How to leverage concurrency in Enum.reduce()?

fireproofsocks · November 4, 2019, 4:29am

This may be a basic question, but it’s not always clear to me when or how one should leverage Elixir’s concurrency support.

Consider a simple example where we want to replace every vowel in a sentence with its upper-case equivalent. The replacements list contains tuples indicating the character to find and its replacement:

original = "this is a sentence originally all lower-case"
      replacements = [
        {"a", "A"},
        {"e", "E"},
        {"i", "I"},
        {"o", "O"},
        {"u", "U"},
      ]
      
      output = Enum.reduce(replacements, original, fn {find, replacement}, acc ->
          String.replace(acc, find, replacement) # <-- works
      end)

This works, but it does not leverage concurrency. I tried to use spawn(fn -> String.replace(acc, find, replacement) end) inside the reduce function, but of course that doesn’t work because spawn() returns a PID.

This problem is probably a poor candidate for concurrency because each replacement relies on the output of the previous operation. Is there a way to structure this problem in a way that might take advantage of concurrent processes?

Thanks for any pointers!

kokolegorille · November 4, 2019, 4:53am

As You mentionned reduce is not a good candidate because elements are dependant. Recursive functions as well… But if elements are independants, that could be valuable.

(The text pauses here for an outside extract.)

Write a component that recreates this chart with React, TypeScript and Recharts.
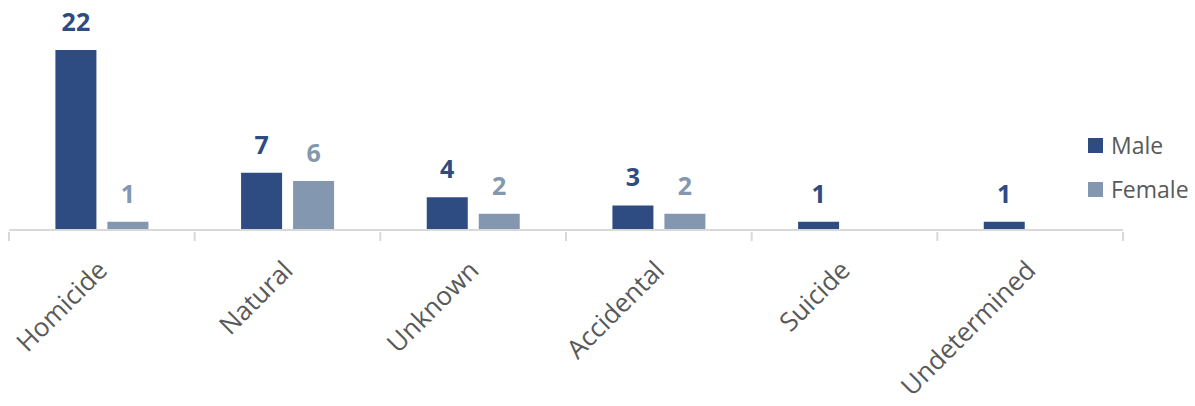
import React from 'react';
import { BarChart, Bar, XAxis, YAxis, Legend, LabelList } from 'recharts';

const causes = ['Homicide', 'Natural', 'Unknown', 'Accidental', 'Suicide', 'Undetermined'];
const male = [22, 7, 4, 3, 1, 1];
const female: (number | null)[] = [1, 6, 2, 2, null, null];

const data = causes.map((c, i) => ({ cause: c, Male: male[i], Female: female[i] }));

const MALE = '#2e4b82';
const FEMALE = '#8497b0';
const FONT = '"Open Sans", sans-serif';

// tick marks sit on the category boundaries, like Excel does
function AngledTick({ x, y, payload, index, visibleTicksCount }: any) {
  const half = payload.offset || 0;
  const top = y - 9;
  const last = index === visibleTicksCount - 1;
  return (
    <g>
      <line x1={x - half} x2={x - half} y1={top} y2={top + 9} stroke="#d9d9d9" strokeWidth={2} />
      {last && <line x1={x + half} x2={x + half} y1={top} y2={top + 9} stroke="#d9d9d9" strokeWidth={2} />}
      <text
        x={x + 7}
        y={y + 31}
        transform={`rotate(-45 ${x + 7} ${y + 31})`}
        textAnchor="end"
        fill="#595959"
        fontSize={26}
        fontFamily={FONT}
      >
        {payload.value}
      </text>
    </g>
  );
}

function valueLabel(color: string) {
  return (props: any) => {
    const { x, y, width, value } = props;
    if (value == null) return null;
    return (
      <text x={x + width / 2} y={y - 19} textAnchor="middle" fill={color}
        fontSize={25} fontWeight="bold" fontFamily={FONT}>
        {value}
      </text>
    );
  };
}

function LegendBox() {
  const items = [['Male', MALE], ['Female', FEMALE]];
  return (
    <div style={{ fontFamily: FONT, fontSize: 23, color: '#595959' }}>
      {items.map(([name, color]) => (
        <div key={name} style={{ display: 'flex', alignItems: 'center', height: 44 }}>
          <span style={{ width: 15, height: 15, background: color, marginRight: 8, display: 'inline-block' }} />
          {name}
        </div>
      ))}
    </div>
  );
}

export default function App() {
  return (
    <div style={{ position: 'absolute', left: 0, top: 0, background: '#fff' }}>
      <BarChart width={1195} height={406} data={data}
        margin={{ top: 50, right: 72, left: 9, bottom: 5 }}
        barCategoryGap="25%" barGap={11}>
        <XAxis dataKey="cause" stroke="#d9d9d9" strokeWidth={2} tickSize={9} tickLine={false}
          tick={<AngledTick />} interval={0} height={171} />
        <YAxis hide domain={[0, 22]} />
        <Legend layout="horizontal" verticalAlign="middle" align="center"
          content={<LegendBox />}
          wrapperStyle={{ position: 'absolute', left: 1088, top: 123, width: 110 }} />
        <Bar dataKey="Male" fill={MALE} isAnimationActive={false}>
          <LabelList dataKey="Male" content={valueLabel(MALE)} />
        </Bar>
        <Bar dataKey="Female" fill={FEMALE} isAnimationActive={false}>
          <LabelList dataKey="Female" content={valueLabel(FEMALE)} />
        </Bar>
      </BarChart>
    </div>
  );
}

An example would be map and pmap

kip · November 4, 2019, 5:55am

A recursive function with binary comprehensions will be about twice as fast as your current approach (but not as generalised):

  def replace(<< "" >>), do: ""
  def replace(<< "a", rest :: binary >>), do: << "A", replace(rest) :: binary >>
  def replace(<< "e", rest :: binary >>), do: << "E", replace(rest) :: binary >>
  def replace(<< "i", rest :: binary >>), do: << "I", replace(rest) :: binary >>
  def replace(<< "o", rest :: binary >>), do: << "O", replace(rest) :: binary >>
  def replace(<< "u", rest :: binary >>), do: << "U", replace(rest) :: binary >>
  def replace(<< c :: utf8, rest :: binary >>), do: << c, replace(rest) :: binary >>

To approach concurrency I expect you would need to:

Chunk the string into substrings
Use Task.async_stream/4 to run your replacement algorithm concurrently
And then join the fragments back up.:

max_concurrency = System.schedulers_online() * 2
stream = Task.async_stream(chunks, MyModule, :replace, [], max_concurrency: max_concurrency, ordered: true)

stream
|> Enum.to_list
|> Enum.join

Unless the string is of reasonable length, I suspect the cost of chunking the string (accounting for unicode would be more expensive than assuming ascii) and then creating the stream and rejoining the chunks would create more overhead than you would save. Thats more string allocation, and also counting and splitting strings can be relatively expensive. I expect for your sample sentence it wouldn’t be worth it.

I would take some experimentation to find the optimal choice between serial and concurrent, how many concurrent streams, how long the string, whether you support unicode (you should) and so on.